Jewelholic mengatakan...

masalahnya protokol kyoto itu sendiri juga tidak begitu saklek seperti protokol yang sudah2. tidak adanya sanksi yang pasti dan pengurangan emisi yang bersifat sukarela tidak begitu membuat perubahan yang berarti dimuka bumi ini.

sementara untuk pengurangan emisi yang begitu besar (menurut para pengusaha) membuat tentunya kerugian dalam dunia perbisnisan...sehingga para penguaha ini istilahnya masih malas2an dalam menyikapi protokol kyoto.
selain itu juga faktor dana, dalam artian kalau menginginkan dunia ini sebersih2nya, maka diperlukan teknologi yang secanggih mungkin untuk mnegatasi polusi, tidak hanya udara, tapi juga polusi yang lainnya...tentunya butuh biaya yang sangat besar, sehingga negara2 ini dan para pengusaha didalamnya melakukan trik, bagaimana tetap "membersihkan" bumi secukup mungkin dan kita didalamnya berusaha untuk beradaptasi dengan "kebersihan" yang apa adanya.

terkadang negara berkembang juga tidak bisa berbuat banyak dengan hal ini, dikarenakan kontrol dari pendonor luar...pemberian donor juga diakhiri dengan reward "perusakan" alam dinegara berkembang, baik dari segi pengurangan ketatnya aturan lingkungan juga dari segi political economy....dikasih dana tapi asalkan investor asing & pembangunan sektor industri boleh diperbanyak dinegara2 berkembang ini.

terpuruknya kondisi lingkungan dinegara berkembang, contoh simple indonesia, juga karena keterlenaan kita sendiri sebagai bangsa yang memiliki semuanya sebagai negara tropis. bila dibandingkan dengan australia, terlepas dari mayoritas penduduknya yang lebih sedikit educated, australia mampu memanage lingkungannya karena memang sedari awal mereka kekeringan, terutama yang saat2 ini adanya restriksi air hingga tingkat 5 di queensland, tingka 4 dicanberra, tingkat 6 di adelaide. selain itu faktor tanah yang lebih asam, tidak dapat menampung air hujan selama seperti tanah di indo. sehingga dengan berbagai macam upaya, mereka memanage lingkungan dan habitat sekitar, setiap kegiatan yang membahayakan lingkungan dan keberlangsungan masa depan dilarang dengan sanksi yang berat.

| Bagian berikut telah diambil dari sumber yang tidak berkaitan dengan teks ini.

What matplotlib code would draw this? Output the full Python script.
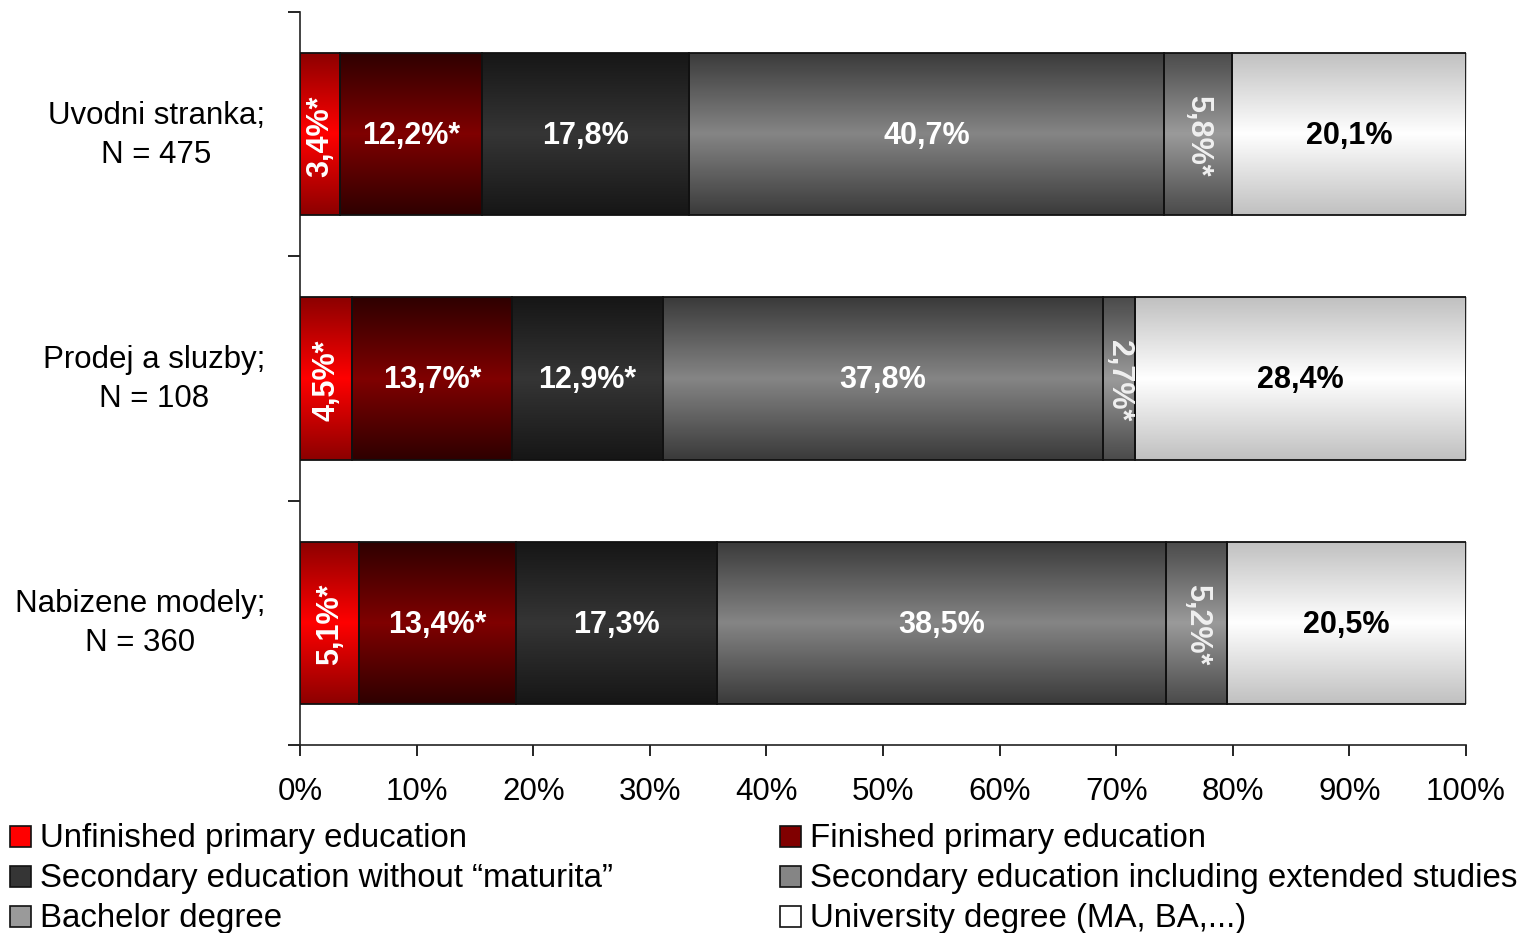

dibandingkan dengan negara tropis kita. dulunya, kita berpikir bahwa perkembangan populasi hanya akan terjadi di jawa, sehingga memotong satu pohon dijawa tidak akan berakibat apapun dengan indonesia, dalam artian kita masih punya banyak di papua, kalimantan, sumatera,dsb. tanpa kita sadari bahwa ditempat2 ini juga populasi telah berkembang juga dan melakukan hal yang sama seperti kita. sehingga ketika perusakan itu sebegitu parahnya...kita baru tersadar untuk membenahinya, kita harus memperbaiki benang yang ruwet. apabila kita memperbaiki daerah A maka populasi B harus dipindah ke C sementara daerah C juga punya permasalahan D dsb. belum lagi faktor apakah pemerintah berpihak pada kita dalam setiap pengambilan keputusan masalah lingkungan atau lebih ke investor....mungkin yang para ekonom disini tau istilahnya rent seeking, inilah yang saya maksud.

belum lagi faktor worth tidaknya menunggu agar suatu pohon dihutan itu siap panen atau tidak. dimana kesadaran penduduk juga kurang akan hal ini, selain itu ditunjang dengan ketidakstabilan keuangan. misalkan lebih worth untuk tebang sekarang karena permintaan & harga jual tinggi, maka dia tidak akan menunggu terlalu lama karena ia ingin keuntungan sekarang untuk keberlangsungan hidup besoknya.

jadinya perlu banyak yang digali ketika kita berbicara masalah lingkungan, baik dari segi politicalnya yang membentuk kebijakan suatu negara terhadap lingkungan, segi kebijakan ekonominya, dan segi communitynya.

ada buku yang menarik, tentang hal ini, yaitu the skeptical environmentalist dari Bjorn Lomborg. kalau ada yang mau pinjam silahkan.

terlepas dari masalah lingkungan, saya pribadi tidak begitu keen dengan Grameen Bank, karena saya tau sendiri, bahwa meskipun sepertinya diperuntukkan untuk masyarakat bangladesh terutama kaum perempuan, oleh orang bangladesh sendiri, akan tetapi sebenanrnya dana dari bank itu didapat dari donor internasional yang banyak campur tangan didalamnya untuk negara bangadesh.